4) Be intentional with remote control and role switching
Remote control is valuable, but you can narrow exposure by using it deliberately:
- Disable control temporarily during authentication steps.
- Swap roles so the person who needs the secret performs that step locally and quickly.
- Keep sensitive apps off the shared desktop and use privacy features to hide them.
Tuple’s quick role swapping and privacy-oriented design make this style of collaboration feel natural rather than cumbersome, which matters because teams only follow safeguards that don’t slow them down.
5) Treat clipboard and paste as production-grade surfaces
The clipboard is one of the easiest places to leak secrets during pairing. A few disciplined habits help:
- Turn off or tighten clipboard managers during pairing sessions.
- Avoid copying secrets that you might paste into chat by mistake.
- Use “paste without formatting” or terminal bracketed paste features where available to reduce accidental execution.
If you must paste a secret, plan a quick “sanitize” step right afterward: clear clipboard, close prompts, and ensure nothing remains visible in scrollback.
Session hygiene after the pairing call
Audit what your tools kept
After a session that touched credentials, do a quick review:
- Search your shell history for obvious patterns (tokens, “Authorization: Bearer”, “password=”).
- Check terminal scrollback if you routinely copy from it later.
- Review any generated files (dotenvs, debug logs) and confirm permissions.
This doesn’t need to become a ritual every time—reserve it for sessions that handled secrets, production access, or debugging output.
Rotate what you suspect may have been exposed
If a real secret was shown on screen, assume it’s compromised and rotate it. The cost of rotation is usually far lower than the cost of incident response. Teams that already maintain good operational traceability for scheduled tasks and automation often find it easier to spot where a leaked credential is used; practices like code-defined workflows and traceability can reduce the blast radius when something goes wrong. (If you’re consolidating operational sprawl, see migrating cron sprawl to code-defined DAGs with OpenTelemetry traceability.)
Team policies that prevent repeat incidents
Standardize a “pairing mode” baseline
Most leaks happen because everyone improvises. A lightweight standard helps:
- A dedicated pairing shell profile
- Clear rules for when to disable remote control
- A shared checklist for production debugging sessions
Over time, this becomes part of onboarding—especially for teams that pair frequently across time zones and devices.
Separate collaboration identity from production identity
When possible, avoid using personal long-lived credentials in pairing sessions. Use role-based access, temporary credentials, and service accounts with minimal permissions.
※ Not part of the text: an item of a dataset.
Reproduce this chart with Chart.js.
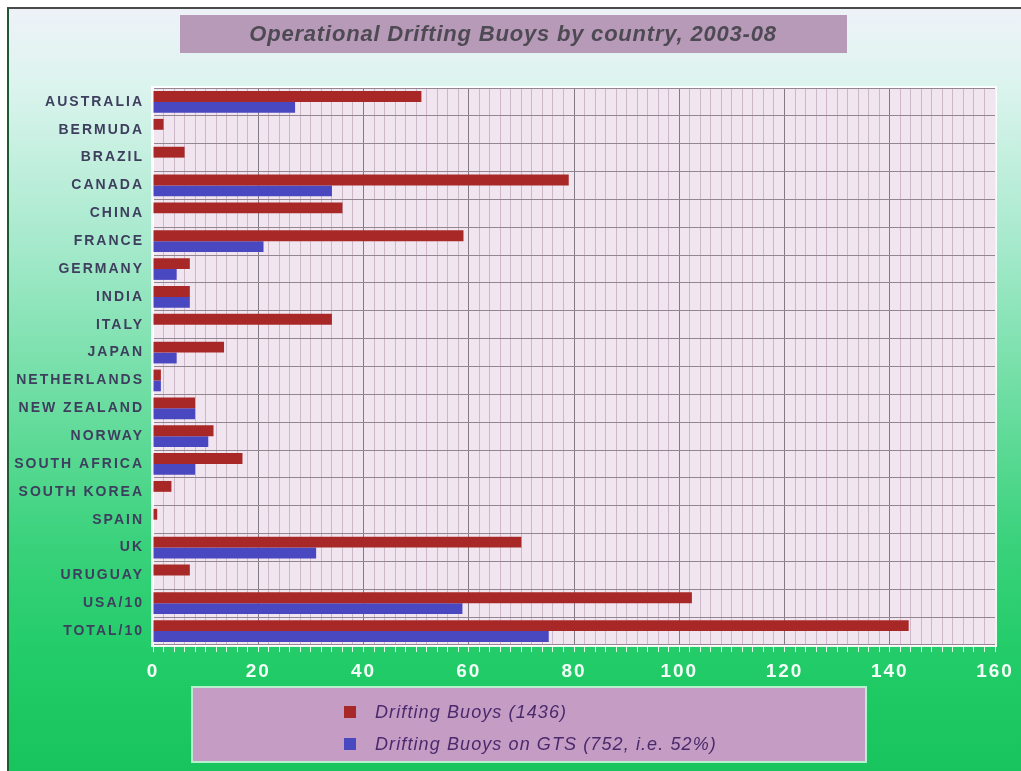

This reduces both the likelihood and the impact of accidental exposure. If your product organization already tracks feedback and customer context carefully, the same “identity discipline” mindset can be applied to access control: clear ownership, explicit scopes, and minimal ambiguity. (Related: building a feedback identity graph to merge feature requests without losing revenue context.)
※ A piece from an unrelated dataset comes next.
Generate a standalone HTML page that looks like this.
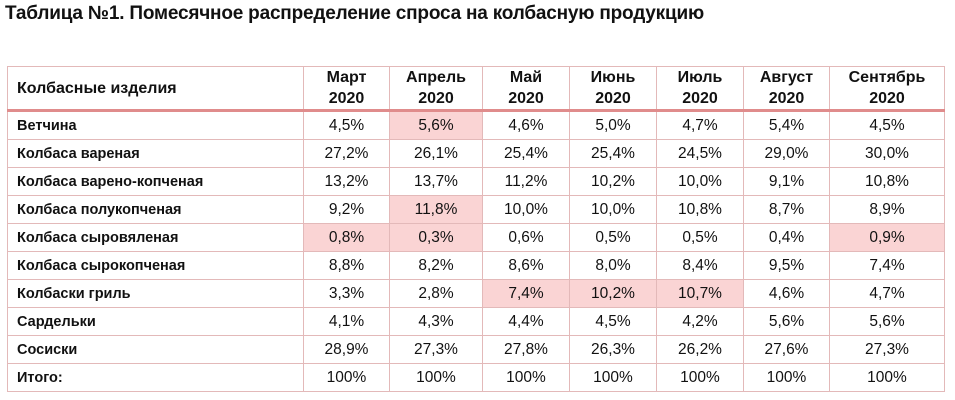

What “good” looks like in day-to-day pairing
The goal is not to make remote pairing paranoid—it’s to keep it fast while removing the easiest ways secrets escape:
- Secrets rarely appear inline in commands.
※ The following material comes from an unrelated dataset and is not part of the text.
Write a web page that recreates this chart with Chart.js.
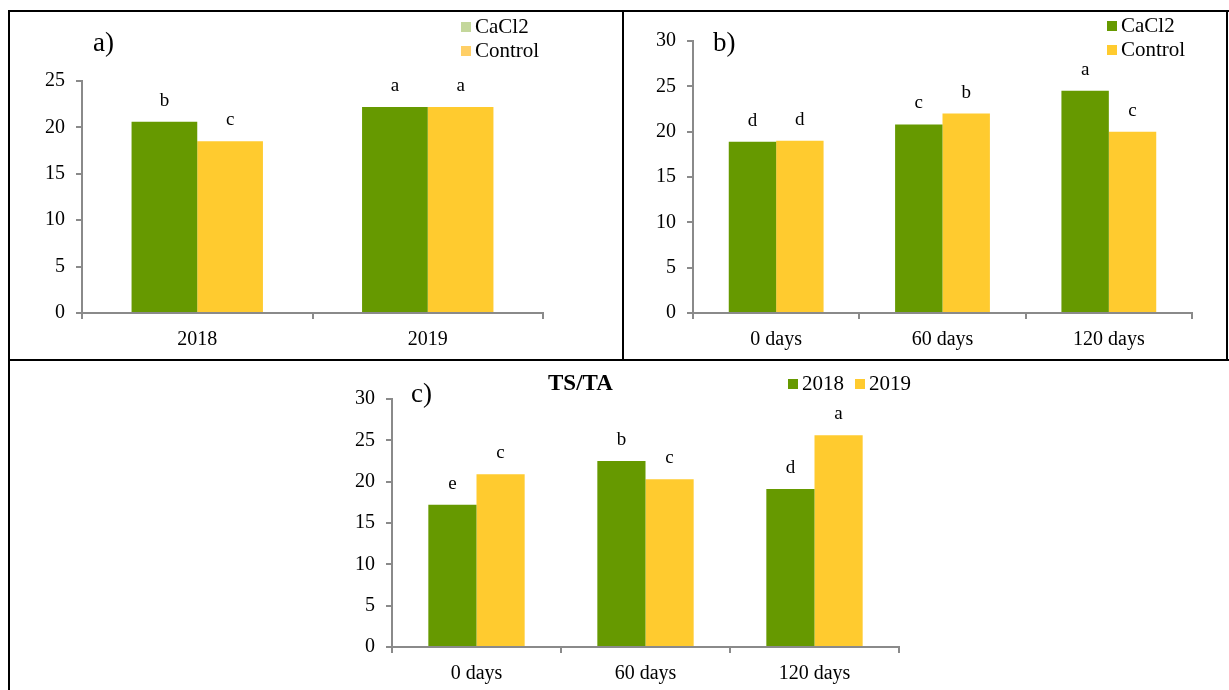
<!DOCTYPE html>
<html>
<head>
<meta charset="utf-8">
<script src="https://cdn.jsdelivr.net/npm/chart.js@4.4.0/dist/chart.umd.min.js"></script>
<style>
  body { margin: 0; background: #fff; font-family: "Liberation Serif", "Times New Roman", serif; }
  #page { position: relative; width: 1229px; height: 690px; overflow: hidden; }
  .line { position: absolute; background: #000; }
  .box { position: absolute; }
  .tag { position: absolute; font-size: 27px; line-height: 1; color: #000; }
  .legend { position: absolute; font-size: 21px; line-height: 24px; color: #000; white-space: nowrap; }
  .sw { display: inline-block; width: 10px; height: 10px; margin-right: 4px; vertical-align: 1px; }
  .title { position: absolute; font-size: 23px; font-weight: bold; color: #000; line-height: 1; }
</style>
</head>
<body>
<div id="page">
  <!-- frame -->
  <div class="line" style="left:8px;top:10px;width:1221px;height:2px"></div>
  <div class="line" style="left:8px;top:10px;width:2px;height:680px"></div>
  <div class="line" style="left:622px;top:10px;width:2px;height:351px"></div>
  <div class="line" style="left:8px;top:359px;width:1221px;height:2px"></div>
  <div class="line" style="left:1226px;top:10px;width:2px;height:351px"></div>

  <div class="box" style="left:10px;top:12px;width:610px;height:346px"><canvas id="chartA"></canvas></div>
  <div class="box" style="left:624px;top:12px;width:602px;height:346px"><canvas id="chartB"></canvas></div>
  <div class="box" style="left:330px;top:362px;width:620px;height:328px"><canvas id="chartC"></canvas></div>

  <div class="tag" style="left:93px;top:29px">a)</div>
  <div class="tag" style="left:713px;top:29px">b)</div>
  <div class="tag" style="left:411px;top:380px">c)</div>
  <div class="title" style="left:548px;top:371px">TS/TA</div>

  <div class="legend" style="left:461px;top:14px">
    <div><span class="sw" style="background:#c4d79b"></span>CaCl2</div>
    <div><span class="sw" style="background:#ffcf66"></span>Control</div>
  </div>
  <div class="legend" style="left:1107px;top:13px">
    <div><span class="sw" style="background:#669900"></span>CaCl2</div>
    <div><span class="sw" style="background:#ffcb2f"></span>Control</div>
  </div>
  <div class="legend" style="left:788px;top:371px"><span class="sw" style="background:#669900"></span>2018</div>
  <div class="legend" style="left:855px;top:371px"><span class="sw" style="background:#ffcb2f"></span>2019</div>
</div>

<script>
// panel a) years
const yearsA = ["2018", "2019"];
const cacl2A = [20.6, 22.2];
const controlA = [18.5, 22.2];
const lettersCacl2A = ["b", "a"];
const lettersControlA = ["c", "a"];

// panel b) storage days
const daysB = ["0 days", "60 days", "120 days"];
const cacl2B = [18.9, 20.8, 24.5];
const controlB = [19.0, 22.0, 20.0];
const lettersCacl2B = ["d", "c", "a"];
const lettersControlB = ["d", "b", "c"];

// panel c) TS/TA by year
const daysC = ["0 days", "60 days", "120 days"];
const y2018C = [17.2, 22.5, 19.1];
const y2019C = [20.9, 20.3, 25.6];
const letters2018C = ["e", "b", "d"];
const letters2019C = ["c", "c", "a"];

const GREEN = "#669900";
const GOLD = "#ffcb2f";
const AXIS = "#8a8a8a";
const FONT = "'Liberation Serif', 'Times New Roman', serif";

const lettersPlugin = {
  id: "letters",
  afterDatasetsDraw(chart) {
    const ctx = chart.ctx;
    ctx.save();
    ctx.font = "19px " + FONT;
    ctx.fillStyle = "#000";
    ctx.textAlign = "center";
    ctx.textBaseline = "middle";
    chart.data.datasets.forEach((ds, di) => {
      chart.getDatasetMeta(di).data.forEach((bar, i) => {
        ctx.fillText(ds.letters[i], bar.x, bar.y - 21);
      });
    });
    ctx.restore();
  }
};

function makeChart(id, labels, s1, s2, l1, l2, yMax, yWidth, xHeight, pad) {
  return new Chart(document.getElementById(id), {
    type: "bar",
    data: {
      labels,
      datasets: [
        { data: s1, letters: l1, backgroundColor: GREEN, categoryPercentage: 0.57, barPercentage: 1 },
        { data: s2, letters: l2, backgroundColor: GOLD, categoryPercentage: 0.57, barPercentage: 1 }
      ]
    },
    options: {
      responsive: true,
      maintainAspectRatio: false,
      animation: false,
      layout: { padding: pad },
      plugins: { legend: { display: false }, tooltip: { enabled: false } },
      scales: {
        x: {
          grid: { drawOnChartArea: false, drawTicks: true, tickLength: 6, color: AXIS, lineWidth: 2 },
          border: { color: AXIS, width: 2 },
          ticks: { color: "#000", font: { family: FONT, size: 20 }, padding: 9 },
          afterFit: s => { s.height = xHeight; }
        },
        y: {
          min: 0,
          max: yMax,
          grid: { drawOnChartArea: false, drawTicks: true, tickLength: 6, color: AXIS, lineWidth: 2 },
          border: { color: AXIS, width: 2 },
          ticks: { stepSize: 5, color: "#000", font: { family: FONT, size: 20 }, padding: 11 },
          afterFit: s => { s.width = yWidth; }
        }
      }
    },
    plugins: [lettersPlugin]
  });
}

makeChart("chartA", yearsA, cacl2A, controlA, lettersCacl2A, lettersControlA, 25, 72, 45,
  { top: 69, right: 77, bottom: 0, left: 0 });
makeChart("chartB", daysB, cacl2B, controlB, lettersCacl2B, lettersControlB, 30, 69, 45,
  { top: 29, right: 34, bottom: 0, left: 0 });
makeChart("chartC", daysC, y2018C, y2019C, letters2018C, letters2019C, 30, 62, 43,
  { top: 37, right: 51, bottom: 0, left: 0 });
</script>
</body>
</html>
- Pairing sessions use shells that don’t preserve sensitive history by default.
- Remote control is used intentionally, with quick role swaps for sensitive steps.
- Privacy features hide the apps most likely to betray you.
When the collaboration tooling is built for pairing—not generic screen sharing—you’re more likely to adopt these habits because the workflow stays fluid. That’s the real prevention: safeguards that fit the way engineers actually work.